** STATED TASK **
Copy the listing verbatim, excluding any images found in it.

>> BEGIN SUPPLIED DATA

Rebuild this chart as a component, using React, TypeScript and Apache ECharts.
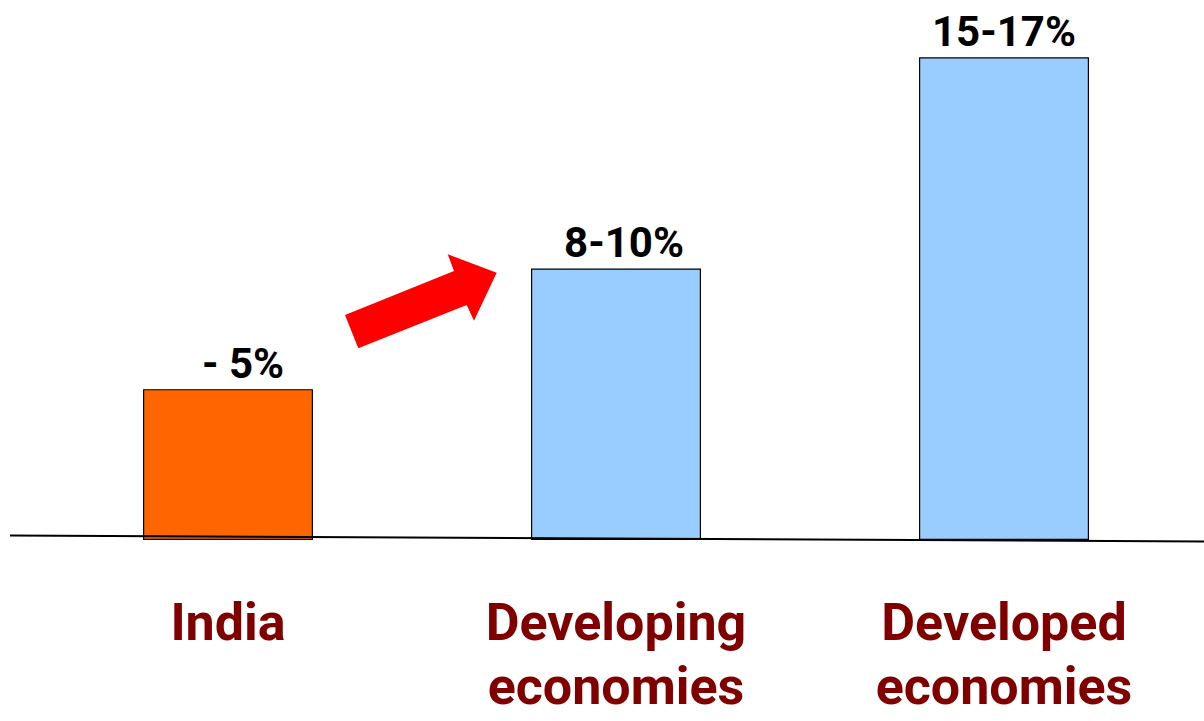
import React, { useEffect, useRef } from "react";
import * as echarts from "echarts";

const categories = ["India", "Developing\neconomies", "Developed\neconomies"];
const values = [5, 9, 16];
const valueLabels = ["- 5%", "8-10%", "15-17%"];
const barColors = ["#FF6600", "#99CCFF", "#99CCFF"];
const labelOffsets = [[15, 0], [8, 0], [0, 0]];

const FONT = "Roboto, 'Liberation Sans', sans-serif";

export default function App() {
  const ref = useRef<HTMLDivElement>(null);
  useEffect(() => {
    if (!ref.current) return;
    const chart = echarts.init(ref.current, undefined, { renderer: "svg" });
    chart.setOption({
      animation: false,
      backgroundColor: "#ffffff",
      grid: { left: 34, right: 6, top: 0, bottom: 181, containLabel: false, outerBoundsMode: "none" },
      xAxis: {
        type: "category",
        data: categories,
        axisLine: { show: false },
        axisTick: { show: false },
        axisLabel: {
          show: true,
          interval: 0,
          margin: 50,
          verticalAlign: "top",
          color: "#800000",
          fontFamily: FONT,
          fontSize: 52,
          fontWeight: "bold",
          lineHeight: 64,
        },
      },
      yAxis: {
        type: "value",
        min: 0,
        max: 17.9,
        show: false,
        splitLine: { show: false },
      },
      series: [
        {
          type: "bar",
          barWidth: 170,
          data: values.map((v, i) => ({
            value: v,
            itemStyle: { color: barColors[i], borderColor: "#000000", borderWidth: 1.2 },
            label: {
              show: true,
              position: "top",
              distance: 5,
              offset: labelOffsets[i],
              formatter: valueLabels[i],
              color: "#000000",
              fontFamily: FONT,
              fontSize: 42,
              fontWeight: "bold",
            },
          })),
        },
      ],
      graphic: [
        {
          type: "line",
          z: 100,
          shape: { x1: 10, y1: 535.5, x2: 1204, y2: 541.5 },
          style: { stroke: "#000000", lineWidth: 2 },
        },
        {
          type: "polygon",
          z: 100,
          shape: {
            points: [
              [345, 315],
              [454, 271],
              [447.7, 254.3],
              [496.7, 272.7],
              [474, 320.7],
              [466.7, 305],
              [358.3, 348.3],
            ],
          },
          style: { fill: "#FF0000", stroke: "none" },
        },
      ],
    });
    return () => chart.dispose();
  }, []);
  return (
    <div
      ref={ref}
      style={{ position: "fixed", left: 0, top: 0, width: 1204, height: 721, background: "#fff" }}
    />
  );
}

>> END SUPPLIED DATA

** EXERCISE ANSWER **
Rebuild this chart as a component, using React, TypeScript and Apache ECharts.
import React, { useEffect, useRef } from "react";
import * as echarts from "echarts";

const categories = ["India", "Developing\neconomies", "Developed\neconomies"];
const values = [5, 9, 16];
const valueLabels = ["- 5%", "8-10%", "15-17%"];
const barColors = ["#FF6600", "#99CCFF", "#99CCFF"];
const labelOffsets = [[15, 0], [8, 0], [0, 0]];

const FONT = "Roboto, 'Liberation Sans', sans-serif";

export default function App() {
  const ref = useRef<HTMLDivElement>(null);
  useEffect(() => {
    if (!ref.current) return;
    const chart = echarts.init(ref.current, undefined, { renderer: "svg" });
    chart.setOption({
      animation: false,
      backgroundColor: "#ffffff",
      grid: { left: 34, right: 6, top: 0, bottom: 181, containLabel: false, outerBoundsMode: "none" },
      xAxis: {
        type: "category",
        data: categories,
        axisLine: { show: false },
        axisTick: { show: false },
        axisLabel: {
          show: true,
          interval: 0,
          margin: 50,
          verticalAlign: "top",
          color: "#800000",
          fontFamily: FONT,
          fontSize: 52,
          fontWeight: "bold",
          lineHeight: 64,
        },
      },
      yAxis: {
        type: "value",
        min: 0,
        max: 17.9,
        show: false,
        splitLine: { show: false },
      },
      series: [
        {
          type: "bar",
          barWidth: 170,
          data: values.map((v, i) => ({
            value: v,
            itemStyle: { color: barColors[i], borderColor: "#000000", borderWidth: 1.2 },
            label: {
              show: true,
              position: "top",
              distance: 5,
              offset: labelOffsets[i],
              formatter: valueLabels[i],
              color: "#000000",
              fontFamily: FONT,
              fontSize: 42,
              fontWeight: "bold",
            },
          })),
        },
      ],
      graphic: [
        {
          type: "line",
          z: 100,
          shape: { x1: 10, y1: 535.5, x2: 1204, y2: 541.5 },
          style: { stroke: "#000000", lineWidth: 2 },
        },
        {
          type: "polygon",
          z: 100,
          shape: {
            points: [
              [345, 315],
              [454, 271],
              [447.7, 254.3],
              [496.7, 272.7],
              [474, 320.7],
              [466.7, 305],
              [358.3, 348.3],
            ],
          },
          style: { fill: "#FF0000", stroke: "none" },
        },
      ],
    });
    return () => chart.dispose();
  }, []);
  return (
    <div
      ref={ref}
      style={{ position: "fixed", left: 0, top: 0, width: 1204, height: 721, background: "#fff" }}
    />
  );
}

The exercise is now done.